When we were finally about to head in, an AiW staff member walked us through the run of show. There were House of Blues security staff located along the path the Meet&Greet location to guide us through the venue. Right before the main room, we had a space to put our personal items (cameras weren’t allowed and the pre-show package didn’t include autographs). Everyone took a designated seat on the floor (or stood in back to have a perfect view like myself). After some small talk and a few rounds of games, the band was brought in.
Absolutely surreal, you guys. I’m not one who freaks out when I meet celebrities. At least, not for many years. I’m completely impressed (why else would I pay for VIP), but these are regular people who live extraordinary lives. Seeing everyone in person was awesome. I adored how laid back each member was and how mature the fan questions were. There were some great laughs and thoughtful responses.
As soon as the last question was answered, we shifted right into the photo ops. Everyone lined up as requested while the band spoke quietly among themselves in German and had their makeup fixed. The photography team had the lighting and test shots down in maybe 2 minutes max. Security had the flow down pat. As soon as you were next in line, you had a few seconds to say hello to the band, took your mark (bright green duct tape on the floor), had the three photos snapped in succession and were guided right back the way you came. Purse back in hand, we were led back out to the start of the line we had been in until it was time for the doors to officially open, about 15 minutes later.
Of course, as soon as we were let inside, everyone moved as fast as they could (without running) to the front. I managed to get in the fourth row (standing only room at House of Blues Chicago) and dead center.

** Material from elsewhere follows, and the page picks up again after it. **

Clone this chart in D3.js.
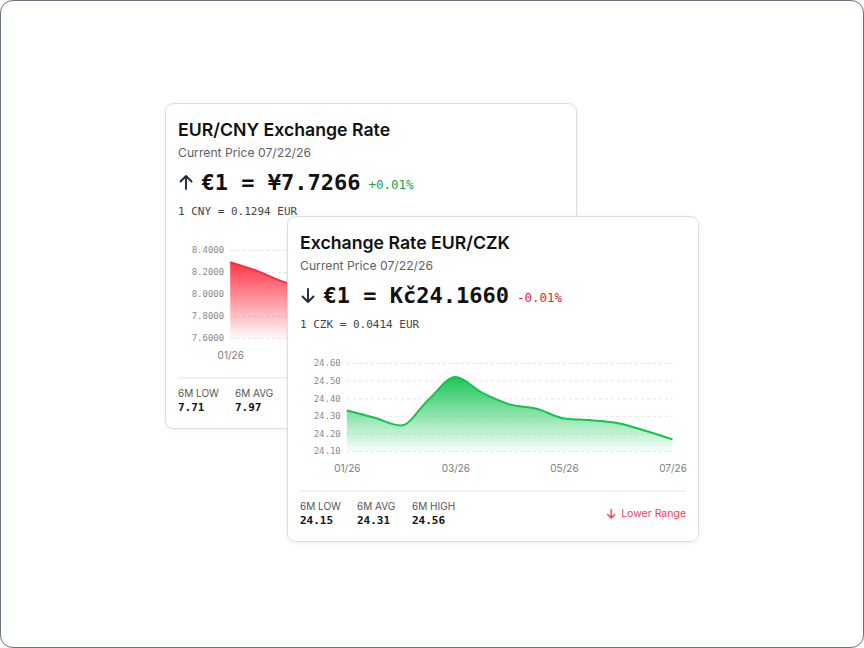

In other words, where almost every fans wants to be. Space was already cramped and I was so curious how the rest of the fans were going to fit. Basically, you got to know everyone around you quite well, because any shred of a personal bubble was nonexistent. Moving around slightly to keep my pained feet from going numb, I tried to stand in preparation for the massive push I knew was bound to come once the band took stage. As long as I didn’t fall, I wasn’t worried about being shifted a bit.
So I had learned from another fan in line that there were going to be two opening acts. The first would be a local Chicago band. If you watch the Tokio Hotel TV episodes on YouTube regularly, you might remember not to long ago when Bill and Tom were discussing how they wanted to find an opener native to each city they played in. I think it’s a cool way to help the scene as they literally trek across the globe.
The band that was chosen is called Victorian Halls and they are signed to Victory Records. The songs vary in tempo, but each member has a very unique performance style. You can listen to their track, “Tonight Only the Dead” here. While they aren’t a sound I really go for, they did a great job getting the energy started for the night.
The second opening act, which has opened for Tokio Hotel’s entire U.S. leg so far, is called MXMS. This is a band I’m looking into now that I’ve heard them for the first time. They describe their sound as “funeral pop”. While that might come across more morbid that some are willing to consider, listen to the track “Oh My God” before you decide anything. The entire audience was moved when this track was performed. The emotion you could see from the band just blew my mind.
The graphic intro to the concert was fantastic. The only potential comparison I can make is Perfume’s mind-blowing performance at this year’s SXSW. Click that link only if you don’t mind knowing ahead of time. That’s all I’ll say, because I don’t want to spoil everything for other fans still waiting to attend a show.
I’m sure we all lost 80% of our hearing and voices before the band took the stage. It was just that much excitement. Anytime we caught a glimpse of the band backstage, screams rose in volume. The set list is a fantastic mix of songs from every album, with the majority of course coming from the latest release.
The band was lively and energetic as always. Bill’s costume changes were seamless and the rest of the band kept the antics and instrumentation engaging between transitions. At one point, Tom, Georg, and Gustav were all pounding away on the drums. Easily one of my favorite moments of the night.
As the show came to a close, the band had their last bit of fanfare. Tossing water bottles into the crowd and of course, Gustav’s drumsticks. This was where my night ended in such a perfect way…
I watched Gustav toss the first stick off to the left of me, towards the edge of the crowd. Doing some pro-level geometry, I realized if his next toss was within my direction (and the same distance), I had it made. Fate was on my side, because that’s exactly what he did. And thanks to the girls who had shoved me a few spots over earlier in the show, everyone ahead of me was a few heads shorter. No competition and I suddenly found myself starting in disbelief at the drumstick in my possession. With a quick nod to each of us who got one, and the crowd as a whole, Gustav did his normal exit and the night was over. Most fans hightailed it straight to the merchandise tables while I did a quick soda purchase before heading out to catch my taxi back to the hotel.
Man, this may have been my first Tokio Hotel show ever, but it just rose the bar for any entertainment events I attend in the future. Everyone always says the band puts on one hell of a show. No question, that’s an understatement. You can tell this back has 15 years under their belt. They own that stage and have the delightful balance between professionalism and saucy cheekiness. I’m so grateful this dream of mine was fulfilled and can’t wait for a chance of doing it again.